Something else to consider when debating whether life insurance might be “worth it”. According to the National Funeral Directors Association, the median cost of a funeral and burial in 2017 was $8,755. As they note in the article, this doesn’t take into account cemetery fees or monument/marker costs, which could easily add another $5,000 to the final price. Again, ask yourself “what position would your loved ones be in if they had to spend $15,000 in burials costs after your death?”.

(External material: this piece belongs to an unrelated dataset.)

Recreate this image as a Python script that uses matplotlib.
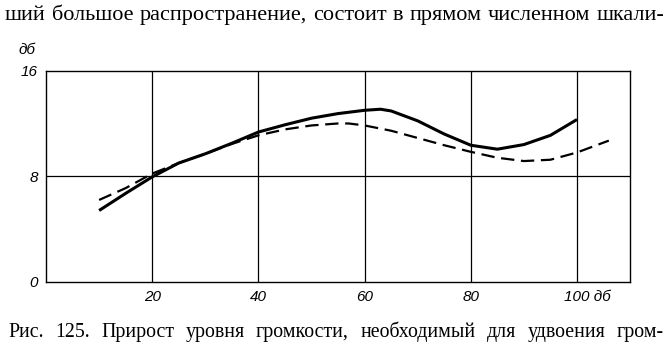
import matplotlib
matplotlib.use("Agg")
import matplotlib.pyplot as plt
from matplotlib.transforms import ScaledTranslation
import numpy as np

# Data
solid_x = [10, 15, 20, 25, 30, 35, 40, 45, 50, 55, 60, 63, 65, 70, 75, 80, 85, 90, 95, 100]
solid_y = [5.4, 6.7, 7.95, 9.0, 9.7, 10.5, 11.35, 11.9, 12.4, 12.75, 13.0, 13.08, 12.95, 12.2, 11.2, 10.35, 10.05, 10.4, 11.1, 12.3]
dash_x = [10, 15, 20, 25, 30, 35, 40, 45, 50, 55, 57, 60, 65, 70, 75, 80, 85, 90, 95, 100, 106]
dash_y = [6.2, 7.1, 8.2, 9.0, 9.7, 10.45, 11.1, 11.55, 11.85, 12.0, 12.0, 11.85, 11.45, 10.9, 10.35, 9.85, 9.4, 9.15, 9.25, 9.8, 10.7]
x_ticks = [20, 40, 60, 80, 100]
x_tick_labels = ["20", "40", "60", "80", "100 дб"]
y_ticks = [0, 8, 16]
y_tick_labels = ["0", "8", "16"]
top_text = "ший большое распространение, состоит в прямом численном шкали-"
caption = "Рис. 125. Прирост уровня громкости, необходимый для удвоения гром-"

serif = ["Liberation Serif", "DejaVu Serif"]
tickfont = ["Liberation Sans Narrow", "Liberation Sans", "DejaVu Sans"]

W, H = 669, 354
fig = plt.figure(figsize=(W / 100, H / 100), dpi=100)
ax = fig.add_axes([0.0688, 0.2042, 0.873, 0.596])

ax.plot(solid_x, solid_y, color="black", lw=2.2, solid_capstyle="butt")
ax.plot(dash_x, dash_y, color="black", lw=1.6, dashes=(6, 3))

ax.set_xlim(0, 110)
ax.set_ylim(0, 16)
for xv in x_ticks:
    ax.axvline(xv, color="black", lw=0.9)
ax.axhline(8, color="black", lw=0.9)
for s in ax.spines.values():
    s.set_linewidth(1.0)

ax.set_xticks(x_ticks)
ax.set_xticklabels(x_tick_labels, family=tickfont, style="italic", fontsize=11)
ax.set_yticks(y_ticks)
ax.set_yticklabels(y_tick_labels, family=tickfont, style="italic", fontsize=11)
ax.tick_params(length=0, pad=6)
for lbl in ax.get_xticklabels():
    if lbl.get_text().startswith("100"):
        lbl.set_horizontalalignment("left")
        lbl.set_transform(lbl.get_transform() + ScaledTranslation(-9 / 72, 0, fig.dpi_scale_trans))

fig.text(0.027, 0.86, "дб", family=tickfont, style="italic", fontsize=11, ha="left", va="center")


def justified(text, x0, x1, y, size):
    """Place words of a line so that it spans from x0 to x1 (pixels)."""
    words = text.split(" ")
    r = fig.canvas.get_renderer()
    objs = [fig.text(0, y, w, family=serif, fontsize=size, ha="left", va="baseline") for w in words]
    widths = [o.get_window_extent(r).width for o in objs]
    gap = (x1 - x0 - sum(widths)) / (len(words) - 1)
    x = x0
    for o, w in zip(objs, widths):
        o.set_x(x / W)
        x += w + gap


justified(top_text, 5, 664, 1 - 20 / H, 16.0)
justified(caption, 8, 664, 1 - 337 / H, 14.3)

fig.savefig("out.png", dpi=100)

It’s also hard to predict what your work life will look life after a loss. My company reacted in an incredible way since my loss. I remember getting a call from almost every level of leadership (my boss, his boss, HR, even up to my CEO) letting me know that they were there for me. I specifically remember hearing multiple times that they wanted me to be healthy, and were more concern with my grieving and healing than the work I would be able to do. I was never pressured to come back before I was ready, and once I was back, they were gracious and understanding with my diminished workload. I would say that it took about 11 months before I felt like I was close to being back to performing at my full capacity once again. I wish I could say this is the only way I’ve heard of companies honoring their employees who have lost someone, but that would be a lie. I’ve heard so many stories of people being let go because it took them too long to get back up to full capacity at their job. Think about having that stress added on top of grief and financial struggles. Now think about that happening to your spouse or children or other loved ones if you were to pass away. Having a sufficient life-insurance policy to act as a “parachute” to allow your loved ones to grieve without even thinking about the need for a regular income.
I hope this article has given you some things for you to think and talk about with your loved ones. These conversations are never easy, and rarely are the comfortable. But they are important, and I hope you see the importance of having these conversations before you think you need to.